The internet has become a critical global medium for e-commerce, and Amazon has embraced this by expanding its international retail websites and building a worldwide network of customer service and fulfillment centers. Within two months of launching, the company was receiving orders from around the world, demonstrating an early need for a global delivery infrastructure. To broaden its global reach, Amazon developed numerous international technological strategies, including country-specific websites and support for local sellers. The company has acknowledged that a significant portion of its revenues originates outside the United States. Whereas sales were once dominated by media products, electronics and general merchandise sold abroad now account for the majority of international revenue. To sustain this growth, Amazon has tailored its services and pricing strategies to suit the preferences and currencies of different countries and regions.
For any company to make better and more informed decisions, it must thoroughly understand the competitive forces shaping its industry. The five forces of competition are: threat of new entrants, bargaining power of customers, bargaining power of suppliers, competitive rivalry, and threat of substitute products. For Amazon, the two most important competitive forces are competitive rivalry and the bargaining power of customers.

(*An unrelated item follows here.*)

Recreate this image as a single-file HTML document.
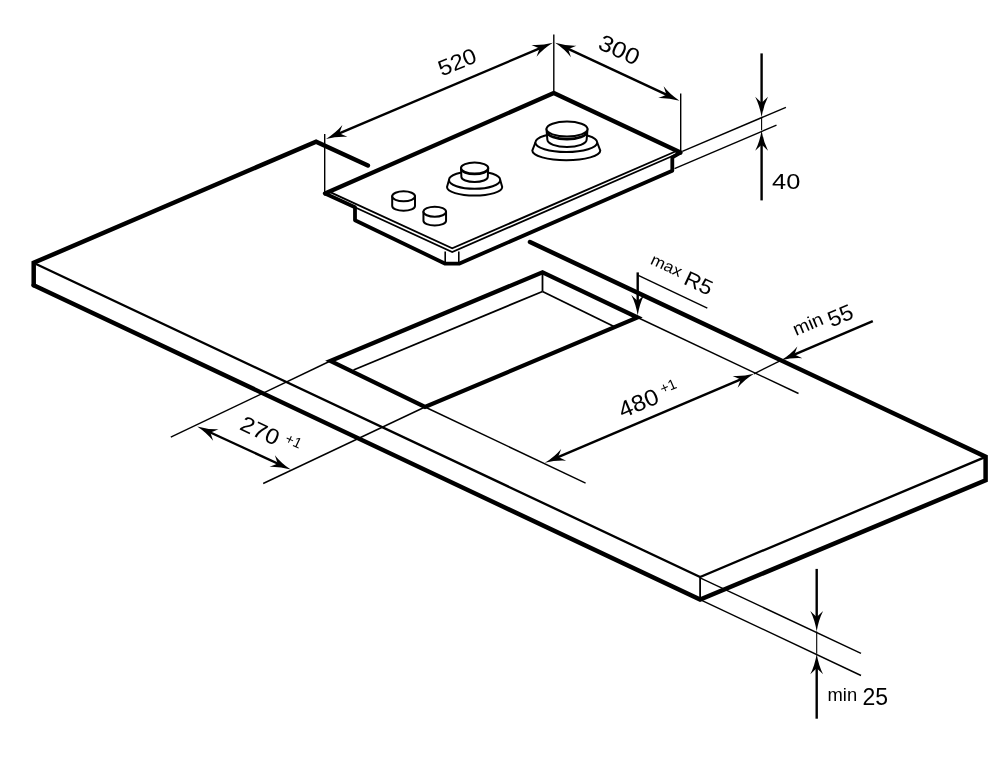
<!DOCTYPE html>
<html><head><meta charset="utf-8"><style>
html,body{margin:0;padding:0;background:#fff;}
body{width:1000px;height:763px;overflow:hidden;}
svg{display:block;filter:grayscale(100%);}
text{font-family:"Liberation Sans",sans-serif;fill:#000;stroke:none;}
</style></head><body>
<svg width="1000" height="763" viewBox="0 0 1000 763">
<rect width="1000" height="763" fill="#fff"/>
<g stroke="#000" fill="none">
<path d="M33.7 285.2 L33.7 262.8 L316.1 141.6 L367.9 165.5" stroke-width="4.5" stroke-linejoin="miter" stroke-linecap="round" fill="none"/>
<path d="M530 242 L985.6 456.8 L985.6 480.3 L700.1 599.6 L33.7 285.2" stroke-width="4.5" stroke-linejoin="miter" stroke-linecap="round" fill="none"/>
<path d="M36 264 L700.1 577 L985.6 456.8" stroke-width="2.35" stroke-linejoin="miter" stroke-linecap="butt" fill="none"/>
<line x1="700.1" y1="577" x2="700.1" y2="599.6" stroke-width="1.8" stroke-linecap="butt"/>
<path d="M330.3 361 L542.5 272.3 L637.6 317.5 L425 407Z" stroke-width="4.2" stroke-linejoin="miter" stroke-linecap="butt" fill="none"/>
<line x1="542.5" y1="272.3" x2="542.5" y2="291.5" stroke-width="1.8" stroke-linecap="butt"/>
<line x1="542.5" y1="291.5" x2="353.5" y2="370" stroke-width="1.8" stroke-linecap="butt"/>
<line x1="542.5" y1="291.5" x2="615" y2="327" stroke-width="1.8" stroke-linecap="butt"/>
<path d="M325 193.5 L355 207.2 L355 220.3 L445.3 263.7 L459 263.7 L672.3 170.7 L672.3 157.4 L680.5 152.5" stroke-width="3.8" stroke-linejoin="round" stroke-linecap="butt" fill="none"/>
<line x1="445.2" y1="251.5" x2="445.2" y2="263.5" stroke-width="1.6" stroke-linecap="butt"/>
<line x1="458.8" y1="251.5" x2="458.8" y2="263.5" stroke-width="1.6" stroke-linecap="butt"/>
<path d="M329 191.6 L452.2 248.3 L676.5 151" stroke-width="1.9" stroke-linejoin="miter" stroke-linecap="butt" fill="none"/>
<path d="M325 193.5 L452.2 252 L680.5 152.5" stroke-width="1.9" stroke-linejoin="miter" stroke-linecap="butt" fill="none"/>
<path d="M325 193.5 L553.8 93 L680.5 152.5" stroke-width="4.3" stroke-linejoin="round" stroke-linecap="round" fill="none"/>
<path d="M392.2 196.3 L392.2 206 A11.4 4.8 0 0 0 415 206 L415 196.3 Z" stroke-width="2" fill="#fff" stroke-linejoin="round"/>
<ellipse cx="403.6" cy="196.3" rx="11.4" ry="5" stroke-width="2" fill="#fff"/>
<path d="M423.45 211.7 L423.45 220.8 A11.3 4.8 0 0 0 446.05 220.8 L446.05 211.7 Z" stroke-width="2" fill="#fff" stroke-linejoin="round"/>
<ellipse cx="434.75" cy="211.7" rx="11.3" ry="5" stroke-width="2" fill="#fff"/>
<path d="M449 180 L447 187 A27.6 8.6 0 0 0 502.2 187 L500.2 180 Z" stroke-width="2" fill="#fff" stroke-linejoin="round"/>
<ellipse cx="474.6" cy="180" rx="25.6" ry="8.8" stroke-width="2" fill="#fff"/>
<path d="M461 168 L461.4 177 A13.2 5 0 0 0 487.8 177 L488.2 168 Z" stroke-width="2" fill="#fff" stroke-linejoin="round"/>
<ellipse cx="474.6" cy="168" rx="13.6" ry="5.4" stroke-width="2" fill="#fff"/>
<path d="M461.2 169.3 A13.4 5.2 0 0 0 488 169.3" stroke-width="1.7" fill="none"/>
<path d="M535.4 142.5 L532.3 150.6 A34 9.6 0 0 0 600.3 150.6 L597.2 142.5 Z" stroke-width="2" fill="#fff" stroke-linejoin="round"/>
<ellipse cx="566.3" cy="142.5" rx="30.9" ry="9.5" stroke-width="2" fill="#fff"/>
<path d="M546.5 129.1 L547.35 139.6 A19.65 7.5 0 0 0 586.65 139.6 L587.5 129.1 Z" stroke-width="2" fill="#fff" stroke-linejoin="round"/>
<ellipse cx="567" cy="129.1" rx="20.5" ry="7.5" stroke-width="2" fill="#fff"/>
<path d="M547.3 131.9 A19.7 7.2 0 0 0 586.7 131.9" stroke-width="2.6" fill="none"/>
<line x1="324.7" y1="134" x2="324.7" y2="193" stroke-width="1.4" stroke-linecap="butt"/>
<line x1="553.8" y1="34.5" x2="553.8" y2="92" stroke-width="1.4" stroke-linecap="butt"/>
<path d="M326 138.9 Q337.29 136.07 347.37 136.8 Q342.05 134.49 339.35 133.25 Q340.34 130.44 342.38 125.01 Q335.89 132.76 326 138.9Z" stroke="none" fill="#000"/>
<path d="M552.9 42.8 Q541.61 45.63 531.53 44.9 Q536.85 47.21 539.55 48.45 Q538.56 51.26 536.52 56.69 Q543.01 48.94 552.9 42.8Z" stroke="none" fill="#000"/>
<line x1="333.37" y1="135.78" x2="545.53" y2="45.92" stroke-width="2.4" stroke-linecap="butt"/>
<text transform="translate(460 69) rotate(-22) scale(1.08 1)" font-size="22" text-anchor="middle" font-weight="normal">520</text>
<line x1="680.7" y1="93.4" x2="680.7" y2="151" stroke-width="1.4" stroke-linecap="butt"/>
<path d="M555.1 42.8 Q564.76 49.29 570.98 57.26 Q569.12 51.77 568.24 48.93 Q570.98 47.78 576.38 45.66 Q566.28 46.03 555.1 42.8Z" stroke="none" fill="#000"/>
<path d="M679.5 100.8 Q669.84 94.31 663.62 86.34 Q665.48 91.83 666.36 94.67 Q663.62 95.82 658.22 97.94 Q668.32 97.57 679.5 100.8Z" stroke="none" fill="#000"/>
<line x1="562.35" y1="46.18" x2="672.25" y2="97.42" stroke-width="2.4" stroke-linecap="butt"/>
<text transform="translate(616 57) rotate(24.5) scale(1.1 1)" font-size="23" text-anchor="middle" font-weight="normal">300</text>
<line x1="682.3" y1="151.4" x2="785.9" y2="107.3" stroke-width="1.4" stroke-linecap="butt"/>
<line x1="674.5" y1="168.7" x2="776.5" y2="125.1" stroke-width="1.4" stroke-linecap="butt"/>
<path d="M761.6 117.3 Q763.4 105.8 768 96.8 Q763.8 100.8 761.6 102.8 Q759.4 100.8 755.2 96.8 Q759.8 105.8 761.6 117.3Z" stroke="none" fill="#000"/>
<line x1="761.6" y1="53.4" x2="761.6" y2="109.3" stroke-width="2.4" stroke-linecap="butt"/>
<line x1="761.6" y1="117.3" x2="761.6" y2="130.2" stroke-width="1.1" stroke-linecap="butt"/>
<path d="M761.6 130.2 Q759.8 141.7 755.2 150.7 Q759.4 146.7 761.6 144.7 Q763.8 146.7 768 150.7 Q763.4 141.7 761.6 130.2Z" stroke="none" fill="#000"/>
<line x1="761.6" y1="138.2" x2="761.6" y2="200.4" stroke-width="2.4" stroke-linecap="butt"/>
<text transform="translate(772 189.3) rotate(0) scale(1.13 1)" font-size="22.5" text-anchor="start" font-weight="normal">40</text>
<path d="M637.7 315.5 Q639.5 304 644.1 295 Q639.9 299 637.7 301 Q635.5 299 631.3 295 Q635.9 304 637.7 315.5Z" stroke="none" fill="#000"/>
<line x1="637.7" y1="272.4" x2="637.7" y2="307.5" stroke-width="2.4" stroke-linecap="butt"/>
<line x1="638.3" y1="275.4" x2="707.3" y2="308.2" stroke-width="1.4" stroke-linecap="butt"/>
<text transform="translate(649.5 263.5) rotate(25) scale(1.08 1)" font-size="16" text-anchor="start" font-weight="normal">max</text>
<text transform="translate(682.5 283.5) rotate(25) scale(1.08 1)" font-size="21" text-anchor="start" font-weight="normal">R5</text>
<path d="M781 360.3 Q792.29 357.45 802.37 358.15 Q797.04 355.86 794.34 354.62 Q795.32 351.81 797.35 346.38 Q790.87 354.14 781 360.3Z" stroke="none" fill="#000"/>
<line x1="872.8" y1="321.2" x2="788.36" y2="357.17" stroke-width="2.4" stroke-linecap="butt"/>
<line x1="781" y1="360.3" x2="754" y2="373.8" stroke-width="1.4" stroke-linecap="butt"/>
<line x1="637.6" y1="317.5" x2="798.5" y2="393.5" stroke-width="1.4" stroke-linecap="butt"/>
<text transform="translate(796 336) rotate(-23) scale(1.05 1)" font-size="18.5" text-anchor="start" font-weight="normal">min</text>
<text transform="translate(831.5 327.5) rotate(-23) scale(1.05 1)" font-size="22" text-anchor="start" font-weight="normal">55</text>
<path d="M754 373.8 Q742.71 376.65 732.63 375.94 Q737.96 378.23 740.66 379.48 Q739.68 382.28 737.64 387.71 Q744.12 379.96 754 373.8Z" stroke="none" fill="#000"/>
<path d="M544.8 462.8 Q556.09 459.95 566.17 460.66 Q560.84 458.37 558.14 457.12 Q559.12 454.32 561.16 448.89 Q554.68 456.64 544.8 462.8Z" stroke="none" fill="#000"/>
<line x1="746.64" y1="376.93" x2="552.16" y2="459.67" stroke-width="2.4" stroke-linecap="butt"/>
<line x1="425" y1="407" x2="585.6" y2="483.2" stroke-width="1.4" stroke-linecap="butt"/>
<text transform="translate(622.5 418.5) rotate(-23) scale(1.08 1)" font-size="23" text-anchor="start" font-weight="normal">480</text>
<text transform="translate(662.5 394) rotate(-23) scale(1 1)" font-size="14.5" text-anchor="start" font-weight="normal">+1</text>
<line x1="330.3" y1="361" x2="170.8" y2="437.2" stroke-width="1.4" stroke-linecap="butt"/>
<line x1="425" y1="407" x2="263.2" y2="483.5" stroke-width="1.4" stroke-linecap="butt"/>
<path d="M197.2 426.4 Q206.89 432.85 213.13 440.8 Q211.26 435.31 210.37 432.48 Q213.1 431.32 218.5 429.18 Q208.4 429.58 197.2 426.4Z" stroke="none" fill="#000"/>
<path d="M290.8 469.6 Q281.11 463.15 274.87 455.2 Q276.74 460.69 277.63 463.52 Q274.9 464.68 269.5 466.82 Q279.6 466.42 290.8 469.6Z" stroke="none" fill="#000"/>
<line x1="204.46" y1="429.75" x2="283.54" y2="466.25" stroke-width="2.4" stroke-linecap="butt"/>
<text transform="translate(238.5 429) rotate(25) scale(1.1 1)" font-size="22" text-anchor="start" font-weight="normal">270</text>
<text transform="translate(284 442) rotate(25) scale(1 1)" font-size="14.5" text-anchor="start" font-weight="normal">+1</text>
<line x1="700.1" y1="577.8" x2="861" y2="653.4" stroke-width="1.4" stroke-linecap="butt"/>
<line x1="700.1" y1="599.6" x2="861" y2="675.5" stroke-width="1.4" stroke-linecap="butt"/>
<path d="M816.7 631.4 Q818.5 619.9 823.1 610.9 Q818.9 614.9 816.7 616.9 Q814.5 614.9 810.3 610.9 Q814.9 619.9 816.7 631.4Z" stroke="none" fill="#000"/>
<line x1="816.7" y1="568.9" x2="816.7" y2="623.4" stroke-width="2.4" stroke-linecap="butt"/>
<line x1="816.7" y1="631.4" x2="816.7" y2="653.8" stroke-width="1.1" stroke-linecap="butt"/>
<path d="M816.7 653.8 Q814.9 665.3 810.3 674.3 Q814.5 670.3 816.7 668.3 Q818.9 670.3 823.1 674.3 Q818.5 665.3 816.7 653.8Z" stroke="none" fill="#000"/>
<line x1="816.7" y1="661.8" x2="816.7" y2="718.7" stroke-width="2.4" stroke-linecap="butt"/>
<text transform="translate(827.5 700.5) rotate(0) scale(1.05 1)" font-size="17.5" text-anchor="start" font-weight="normal">min</text>
<text transform="translate(862.5 705.3) rotate(0) scale(1 1)" font-size="23" text-anchor="start" font-weight="normal">25</text>
</g>
</svg>
</body></html>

Customers are at the heart of any business — without them, a business cannot survive. It is therefore essential that Amazon pay close attention to the bargaining power of customers. Amazon established dominance in online retail by building and sustaining customer trust, integrating customer experience into its strategic plan as a means of generating loyalty. To reduce the bargaining power of individual customers, Amazon avoids dependence on a small number of buyers who could dictate pricing; instead, it targets the mass market. The company offers consistently low prices and introduces strategic innovations that increase customer satisfaction. Amazon has focused heavily on building long-term relationships and encouraging repeat purchases, offering incentives such as free shipping, product ratings, intuitive browsing interfaces, and straightforward return policies.

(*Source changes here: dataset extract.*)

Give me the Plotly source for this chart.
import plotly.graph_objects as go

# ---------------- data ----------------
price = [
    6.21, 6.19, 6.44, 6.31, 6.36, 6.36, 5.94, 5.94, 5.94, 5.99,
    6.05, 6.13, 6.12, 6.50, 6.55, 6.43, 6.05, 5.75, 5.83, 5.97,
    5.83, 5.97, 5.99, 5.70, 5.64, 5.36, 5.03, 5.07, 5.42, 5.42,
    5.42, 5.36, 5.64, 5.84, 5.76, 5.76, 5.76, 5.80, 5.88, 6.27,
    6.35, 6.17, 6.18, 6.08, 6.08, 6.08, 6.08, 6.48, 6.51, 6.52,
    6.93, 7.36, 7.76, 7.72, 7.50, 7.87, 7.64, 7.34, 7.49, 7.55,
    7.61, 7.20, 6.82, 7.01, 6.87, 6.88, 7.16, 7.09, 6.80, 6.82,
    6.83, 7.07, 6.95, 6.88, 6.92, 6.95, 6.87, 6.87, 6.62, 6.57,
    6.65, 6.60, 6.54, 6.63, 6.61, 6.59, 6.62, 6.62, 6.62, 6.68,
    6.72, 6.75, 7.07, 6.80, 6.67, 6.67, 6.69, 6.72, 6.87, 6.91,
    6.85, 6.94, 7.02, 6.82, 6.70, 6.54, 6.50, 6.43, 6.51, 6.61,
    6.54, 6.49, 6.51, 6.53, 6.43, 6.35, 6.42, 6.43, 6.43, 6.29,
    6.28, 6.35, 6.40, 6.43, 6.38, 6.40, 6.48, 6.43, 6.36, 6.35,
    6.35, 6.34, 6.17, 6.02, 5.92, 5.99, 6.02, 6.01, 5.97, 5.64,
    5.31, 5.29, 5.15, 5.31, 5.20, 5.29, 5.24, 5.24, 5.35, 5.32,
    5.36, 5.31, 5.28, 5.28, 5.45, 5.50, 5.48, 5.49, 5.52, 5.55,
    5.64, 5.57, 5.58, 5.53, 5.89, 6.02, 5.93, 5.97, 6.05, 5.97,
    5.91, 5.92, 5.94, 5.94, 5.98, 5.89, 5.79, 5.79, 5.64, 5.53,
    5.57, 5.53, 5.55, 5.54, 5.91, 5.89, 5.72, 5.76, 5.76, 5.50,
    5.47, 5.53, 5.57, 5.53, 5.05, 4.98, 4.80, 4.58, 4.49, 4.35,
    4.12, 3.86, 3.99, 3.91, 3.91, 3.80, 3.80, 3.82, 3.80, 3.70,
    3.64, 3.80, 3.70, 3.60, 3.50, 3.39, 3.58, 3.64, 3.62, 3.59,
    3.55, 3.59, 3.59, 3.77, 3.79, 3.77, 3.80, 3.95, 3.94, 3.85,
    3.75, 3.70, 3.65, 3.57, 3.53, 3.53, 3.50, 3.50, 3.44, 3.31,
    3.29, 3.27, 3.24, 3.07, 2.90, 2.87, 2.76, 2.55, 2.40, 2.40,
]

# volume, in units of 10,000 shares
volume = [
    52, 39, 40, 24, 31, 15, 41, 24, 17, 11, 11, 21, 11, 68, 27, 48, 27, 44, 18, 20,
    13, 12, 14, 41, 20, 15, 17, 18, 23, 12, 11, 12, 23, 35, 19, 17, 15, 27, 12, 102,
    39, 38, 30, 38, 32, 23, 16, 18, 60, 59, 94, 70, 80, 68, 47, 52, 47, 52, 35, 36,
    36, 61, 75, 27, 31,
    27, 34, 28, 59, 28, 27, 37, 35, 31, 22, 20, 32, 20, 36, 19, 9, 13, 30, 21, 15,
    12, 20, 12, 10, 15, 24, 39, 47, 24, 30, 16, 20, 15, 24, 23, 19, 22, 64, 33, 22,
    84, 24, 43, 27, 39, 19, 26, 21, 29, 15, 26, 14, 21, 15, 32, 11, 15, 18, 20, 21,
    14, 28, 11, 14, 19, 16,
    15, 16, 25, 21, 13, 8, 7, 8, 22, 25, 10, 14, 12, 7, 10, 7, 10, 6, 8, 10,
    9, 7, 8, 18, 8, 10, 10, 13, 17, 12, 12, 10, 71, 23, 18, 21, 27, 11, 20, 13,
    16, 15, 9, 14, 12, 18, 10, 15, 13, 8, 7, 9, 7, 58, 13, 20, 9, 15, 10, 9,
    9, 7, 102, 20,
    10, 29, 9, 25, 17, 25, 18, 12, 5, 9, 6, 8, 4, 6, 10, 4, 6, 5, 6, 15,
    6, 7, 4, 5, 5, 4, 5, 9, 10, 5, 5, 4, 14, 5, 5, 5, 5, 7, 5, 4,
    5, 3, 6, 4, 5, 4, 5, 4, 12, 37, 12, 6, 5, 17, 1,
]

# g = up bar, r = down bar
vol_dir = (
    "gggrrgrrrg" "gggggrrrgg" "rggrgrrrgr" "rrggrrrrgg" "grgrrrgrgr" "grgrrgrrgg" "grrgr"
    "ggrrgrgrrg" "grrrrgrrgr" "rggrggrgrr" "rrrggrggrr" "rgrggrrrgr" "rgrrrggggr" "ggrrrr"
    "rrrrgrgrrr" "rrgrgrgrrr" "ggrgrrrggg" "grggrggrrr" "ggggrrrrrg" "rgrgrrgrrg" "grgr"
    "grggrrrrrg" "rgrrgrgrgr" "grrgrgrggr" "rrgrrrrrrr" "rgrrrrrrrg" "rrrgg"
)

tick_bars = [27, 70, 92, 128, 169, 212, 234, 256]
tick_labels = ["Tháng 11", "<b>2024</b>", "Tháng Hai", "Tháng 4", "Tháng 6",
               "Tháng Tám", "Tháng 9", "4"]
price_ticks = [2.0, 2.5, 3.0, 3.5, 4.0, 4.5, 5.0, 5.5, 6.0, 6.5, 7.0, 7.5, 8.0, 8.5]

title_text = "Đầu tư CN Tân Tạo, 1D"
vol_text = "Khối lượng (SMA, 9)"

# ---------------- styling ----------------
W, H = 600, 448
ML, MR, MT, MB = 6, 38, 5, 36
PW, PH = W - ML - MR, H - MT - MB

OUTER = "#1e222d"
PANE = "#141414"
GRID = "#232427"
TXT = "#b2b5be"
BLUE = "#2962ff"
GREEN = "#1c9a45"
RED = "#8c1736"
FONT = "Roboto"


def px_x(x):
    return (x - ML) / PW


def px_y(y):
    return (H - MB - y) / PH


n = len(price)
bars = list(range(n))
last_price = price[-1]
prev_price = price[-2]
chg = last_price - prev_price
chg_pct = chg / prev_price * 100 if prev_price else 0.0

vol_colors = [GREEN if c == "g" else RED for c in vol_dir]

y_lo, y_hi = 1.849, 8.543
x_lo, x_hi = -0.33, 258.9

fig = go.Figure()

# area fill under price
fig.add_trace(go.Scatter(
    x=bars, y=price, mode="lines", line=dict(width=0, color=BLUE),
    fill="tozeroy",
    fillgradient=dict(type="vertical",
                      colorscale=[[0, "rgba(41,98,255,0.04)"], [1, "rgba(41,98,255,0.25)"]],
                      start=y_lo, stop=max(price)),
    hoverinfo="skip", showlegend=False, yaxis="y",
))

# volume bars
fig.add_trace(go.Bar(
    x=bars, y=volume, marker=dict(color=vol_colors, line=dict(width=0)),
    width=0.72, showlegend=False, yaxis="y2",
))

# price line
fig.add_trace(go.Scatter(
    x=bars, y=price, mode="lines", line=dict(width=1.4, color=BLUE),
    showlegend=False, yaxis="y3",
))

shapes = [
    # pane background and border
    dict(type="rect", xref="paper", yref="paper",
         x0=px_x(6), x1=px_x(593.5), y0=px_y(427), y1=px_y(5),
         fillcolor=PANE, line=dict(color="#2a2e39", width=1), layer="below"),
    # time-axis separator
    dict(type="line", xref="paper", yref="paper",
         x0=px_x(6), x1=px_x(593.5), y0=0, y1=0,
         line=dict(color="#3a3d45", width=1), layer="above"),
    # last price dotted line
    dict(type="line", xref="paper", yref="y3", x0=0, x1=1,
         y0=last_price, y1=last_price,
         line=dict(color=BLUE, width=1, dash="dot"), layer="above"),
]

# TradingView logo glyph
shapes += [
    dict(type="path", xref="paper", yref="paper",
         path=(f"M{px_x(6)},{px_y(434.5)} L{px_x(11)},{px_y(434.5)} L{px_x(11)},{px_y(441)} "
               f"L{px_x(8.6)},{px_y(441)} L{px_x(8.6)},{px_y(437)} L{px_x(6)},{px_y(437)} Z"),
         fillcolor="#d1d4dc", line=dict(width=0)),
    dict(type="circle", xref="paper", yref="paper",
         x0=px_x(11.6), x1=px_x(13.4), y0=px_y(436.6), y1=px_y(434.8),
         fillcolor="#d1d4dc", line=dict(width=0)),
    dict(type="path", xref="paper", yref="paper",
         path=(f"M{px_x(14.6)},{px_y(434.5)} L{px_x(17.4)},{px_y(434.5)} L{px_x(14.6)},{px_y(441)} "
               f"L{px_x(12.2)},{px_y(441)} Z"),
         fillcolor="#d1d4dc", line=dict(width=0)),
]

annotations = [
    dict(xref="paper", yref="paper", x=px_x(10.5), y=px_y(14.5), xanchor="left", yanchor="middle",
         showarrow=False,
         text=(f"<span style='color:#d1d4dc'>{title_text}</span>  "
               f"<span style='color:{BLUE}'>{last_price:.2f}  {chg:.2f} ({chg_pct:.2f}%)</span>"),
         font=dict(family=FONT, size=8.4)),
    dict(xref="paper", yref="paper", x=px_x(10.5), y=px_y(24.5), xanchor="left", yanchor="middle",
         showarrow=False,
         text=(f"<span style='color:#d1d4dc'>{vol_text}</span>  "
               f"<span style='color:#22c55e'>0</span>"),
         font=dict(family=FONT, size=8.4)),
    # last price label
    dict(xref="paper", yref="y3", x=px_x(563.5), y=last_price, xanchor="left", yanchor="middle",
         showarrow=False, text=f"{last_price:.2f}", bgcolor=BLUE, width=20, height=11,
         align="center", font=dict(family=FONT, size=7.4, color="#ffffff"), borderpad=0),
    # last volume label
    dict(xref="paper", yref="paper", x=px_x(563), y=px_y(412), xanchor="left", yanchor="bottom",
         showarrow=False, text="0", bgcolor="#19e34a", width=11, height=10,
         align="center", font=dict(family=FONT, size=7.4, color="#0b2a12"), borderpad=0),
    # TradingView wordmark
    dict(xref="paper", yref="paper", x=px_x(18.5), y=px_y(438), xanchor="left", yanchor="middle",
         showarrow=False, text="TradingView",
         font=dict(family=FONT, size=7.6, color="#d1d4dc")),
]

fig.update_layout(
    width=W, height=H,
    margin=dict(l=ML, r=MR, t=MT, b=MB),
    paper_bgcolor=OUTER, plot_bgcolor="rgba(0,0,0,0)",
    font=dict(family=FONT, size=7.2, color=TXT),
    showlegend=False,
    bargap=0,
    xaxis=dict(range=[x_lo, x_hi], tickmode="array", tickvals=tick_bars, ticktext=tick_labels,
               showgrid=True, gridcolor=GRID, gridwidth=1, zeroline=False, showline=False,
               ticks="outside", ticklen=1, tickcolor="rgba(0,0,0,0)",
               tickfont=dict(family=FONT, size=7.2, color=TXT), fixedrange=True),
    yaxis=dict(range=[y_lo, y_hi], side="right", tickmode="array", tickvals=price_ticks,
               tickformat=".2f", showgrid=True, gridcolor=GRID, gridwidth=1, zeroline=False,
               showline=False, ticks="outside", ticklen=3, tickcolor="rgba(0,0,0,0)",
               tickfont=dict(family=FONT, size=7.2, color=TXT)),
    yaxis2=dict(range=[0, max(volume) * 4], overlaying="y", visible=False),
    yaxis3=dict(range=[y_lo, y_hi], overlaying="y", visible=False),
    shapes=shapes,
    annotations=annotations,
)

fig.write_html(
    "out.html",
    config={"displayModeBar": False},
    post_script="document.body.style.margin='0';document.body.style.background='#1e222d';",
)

Competitive rivalry is equally significant for Amazon because several companies offer similar services and products. To fend off rivals and maintain its leadership position, Amazon must continuously innovate and improve the customer experience. Its key competitors include eBay, Alibaba, Google, and Walmart — all of which have the potential to limit Amazon's profit potential. The intensity of rivalry means Amazon must consistently offer low prices while developing additional means of attracting and retaining customers. Launching the wearable technology shop and learning center represents a direct response to competitive pressure, reflecting the company's commitment to innovation as its primary competitive tool.